Week 5 - Activity Based Costing Flashcards
What are the 4 criteria used to guide cost-allocation decisions?
- Cause-and-effect
- Benefits received
- Fairness or equity
- Ability-to-bear
What is the cause-and-effect criterion about? (Guiding cost-allocation decisions)
Using this, managers identify the variables that cause resources to be consumed. e.g. managers may use hours of testing as the variable when allocating the costs of a quality testing area to products.
Cost allocations based on this criterion are likely to be the most credible to operating personnel.
What is the benefits received criterion about? (Guiding cost-allocation decisions)
Using this, managers identify the beneficiaries of the outputs of the cost object. The costs of the cost object are allocated among the beneficiaries in proportion to the benefits each receives.
What is the fairness/equity criterion about? (Guiding cost-allocation decisions)
It allocates costs based on what is considered ‘reasonable’ or ‘fair’. This makes it a more flawed criterion, as what one party considers fair, another may not.
What is the ability-to-bear criterion about? (Guiding cost-allocation decisions)
Costs are allocated in proportion to the cost object’s ability to bear them.
What is peanut butter costing?
Using broad averages for assigning (or spreading) the cost of resources uniformly to cost objects although the individual outputs may not use these resources in a uniform way.
Broad averaging can lead to undercosting or overcosting of outputs. What does product undercosting and overcosting mean?
Product undercosting - a product consumes a high level of resources but is reported to have a low cost per unit.
Product overcosting - the opposite.
e.g. going out to dinner and sharing the bill. One person may have ordered less but has to pay more than their share and vice versa.
What are the strategic consequences of product undercosting?
Undercosts outputs will be underpriced, increasing demand for these outputs but lowering profits. It can lead to sales that result in losses - the sales brig in less revenue than the cost of the resources they use - although the company has the impression that these sales are profitable.

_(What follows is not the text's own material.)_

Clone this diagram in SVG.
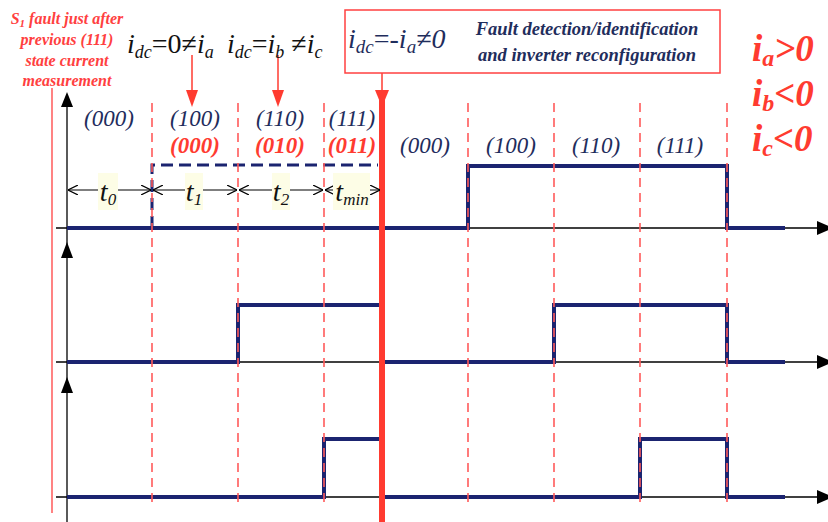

What are the strategic consequences of product overcosting?
Leads to overpricing, causing these outputs to lose market share to competitors producing similar outputs.
What is product-cost cross subsidisation?
The idea that if a company undercosts one of its outputs, then it will overcost at least one of its other outputs and vice versa. This is very common when cost is uniformly spread (broadly averaged) across multiple outputs without recognising the amount of resources consumed by each product.
What does a refined costing system do?
Reduces the use of broad averages for assigning the cost of resources to cost objects (e.g. jobs, products, services) and provides better measurement of the costs of indirect resources used by different cost objects - no matter how differently various cost objects use indirect resources.
What are three principal reasons for the demand for such refinements to costing systems?
- Increase in product diversity
- Increase in indirect costs
- Competition in product markets
The use of broad averages in these will likely lead to distorted and inaccurate cost information
What has enabled companies to implement refinements to costing systems?
Advancements in information technology - it’s easier than ever to gather data and analyse it
What are the three guidelines for refining a costing system?
- Direct cost tracing - identify them
- Indirect cost pools - expand the number of indirect cost pools under each pool is more homogeneous, i.e. all of the costs in a cost pool have a similar cause-and-effect relationship with a single cost driver that is used as the cost-allocation
- Cost-allocation bases -whenever possible, use the cost driver (the cause of indirect costs) as the cost-allocation base for each homogeneous indirect cost pool (the effect)
What is activity-based costing (ABC)?
One of the best tools for refining a costing system.
It identifies individual activities as the fundamental cost objects.